■ **What is needed**: Leave out all pictures. Return exactly the lines from the top of the material through the line containing "(govjoin) at (666,215);".

------------------------------------

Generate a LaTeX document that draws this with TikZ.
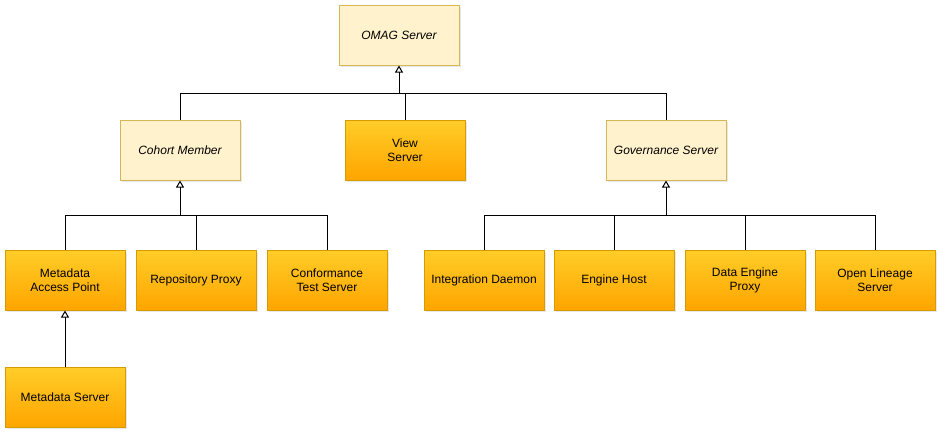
\documentclass[tikz,border=0pt]{standalone}
\usepackage{fontspec}
\setmainfont{Liberation Sans}
\usetikzlibrary{arrows.meta,shadows}
\definecolor{paleyellow}{HTML}{FFF2CC}
\definecolor{paleborder}{HTML}{D6B656}
\definecolor{orangetop}{HTML}{FFCD28}
\definecolor{orangebot}{HTML}{FFA500}
\definecolor{orangeborder}{HTML}{D79B00}
\tikzstyle{base}=[rectangle, minimum width=120pt, minimum height=60pt, inner sep=0pt, align=center, line width=1pt, anchor=center, font=\fontsize{12}{14}\selectfont, drop shadow={shadow xshift=2pt, shadow yshift=-2pt, opacity=0.18}]
\tikzstyle{abstractbox}=[base, fill=paleyellow, draw=paleborder, font=\fontsize{12}{14}\selectfont\itshape]
\tikzstyle{serverbox}=[base, top color=orangetop, bottom color=orangebot, draw=orangeborder]
\tikzstyle{link}=[line width=1pt, black]
\tikzstyle{inherit}=[link, -{Triangle[open, length=7pt, width=8pt]}]

\begin{document}
\begin{tikzpicture}[x=1pt, y=-1pt]
	\useasboundingbox (0,0) rectangle (951,445);

	% top level
	\node[abstractbox](omag) at (399,35){OMAG Server};
	\node[abstractbox](cohort) at (180,150){Cohort Member};
	\node[serverbox](view) at (405,150){View\\Server};
	\node[abstractbox](gov) at (666,150){Governance Server};

	% cohort members
	\node[serverbox](mdap) at (65,280){Metadata\\Access Point};
	\node[serverbox](repoproxy) at (196,280){Repository Proxy};
	\node[serverbox](cts) at (327,280){Conformance\\Test Server};
	\node[serverbox](mds) at (65,397){Metadata Server};

	% governance servers
	\node[serverbox](daemon) at (484,280){Integration Daemon};
	\node[serverbox](enginehost) at (614,280){Engine Host};
	\node[serverbox](deproxy) at (745,280){Data Engine\\Proxy};
	\node[serverbox](lineage) at (875,280){Open Lineage\\Server};

	\coordinate (topjoin) at (399,93);
	\coordinate (cohortjoin) at (180,215);
	\coordinate (govjoin) at (666,215);

	\draw[inherit] (topjoin) -- (omag.south);
	\draw[link] (cohort.north) |- (gov.north |- topjoin) -- (gov.north);
	\draw[link] (view.north) -- (view.north |- topjoin);

	\draw[inherit] (cohortjoin) -- (cohort.south);
	\draw[link] (mdap.north) |- (cts.north |- cohortjoin) -- (cts.north);
	\draw[link] (repoproxy.north) -- (repoproxy.north |- cohortjoin);

	\draw[inherit] (govjoin) -- (gov.south);
	\draw[link] (daemon.north) |- (lineage.north |- govjoin) -- (lineage.north);
	\draw[link] (enginehost.north) -- (enginehost.north |- govjoin);
	\draw[link] (deproxy.north) -- (deproxy.north |- govjoin);

	\draw[inherit] (mds.north) -- (mdap.south);

\end{tikzpicture}
\end{document}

------------------------------------

■ **Answer in full**:
Generate a LaTeX document that draws this with TikZ.
\documentclass[tikz,border=0pt]{standalone}
\usepackage{fontspec}
\setmainfont{Liberation Sans}
\usetikzlibrary{arrows.meta,shadows}
\definecolor{paleyellow}{HTML}{FFF2CC}
\definecolor{paleborder}{HTML}{D6B656}
\definecolor{orangetop}{HTML}{FFCD28}
\definecolor{orangebot}{HTML}{FFA500}
\definecolor{orangeborder}{HTML}{D79B00}
\tikzstyle{base}=[rectangle, minimum width=120pt, minimum height=60pt, inner sep=0pt, align=center, line width=1pt, anchor=center, font=\fontsize{12}{14}\selectfont, drop shadow={shadow xshift=2pt, shadow yshift=-2pt, opacity=0.18}]
\tikzstyle{abstractbox}=[base, fill=paleyellow, draw=paleborder, font=\fontsize{12}{14}\selectfont\itshape]
\tikzstyle{serverbox}=[base, top color=orangetop, bottom color=orangebot, draw=orangeborder]
\tikzstyle{link}=[line width=1pt, black]
\tikzstyle{inherit}=[link, -{Triangle[open, length=7pt, width=8pt]}]

\begin{document}
\begin{tikzpicture}[x=1pt, y=-1pt]
	\useasboundingbox (0,0) rectangle (951,445);

	% top level
	\node[abstractbox](omag) at (399,35){OMAG Server};
	\node[abstractbox](cohort) at (180,150){Cohort Member};
	\node[serverbox](view) at (405,150){View\\Server};
	\node[abstractbox](gov) at (666,150){Governance Server};

	% cohort members
	\node[serverbox](mdap) at (65,280){Metadata\\Access Point};
	\node[serverbox](repoproxy) at (196,280){Repository Proxy};
	\node[serverbox](cts) at (327,280){Conformance\\Test Server};
	\node[serverbox](mds) at (65,397){Metadata Server};

	% governance servers
	\node[serverbox](daemon) at (484,280){Integration Daemon};
	\node[serverbox](enginehost) at (614,280){Engine Host};
	\node[serverbox](deproxy) at (745,280){Data Engine\\Proxy};
	\node[serverbox](lineage) at (875,280){Open Lineage\\Server};

	\coordinate (topjoin) at (399,93);
	\coordinate (cohortjoin) at (180,215);
	\coordinate (govjoin) at (666,215);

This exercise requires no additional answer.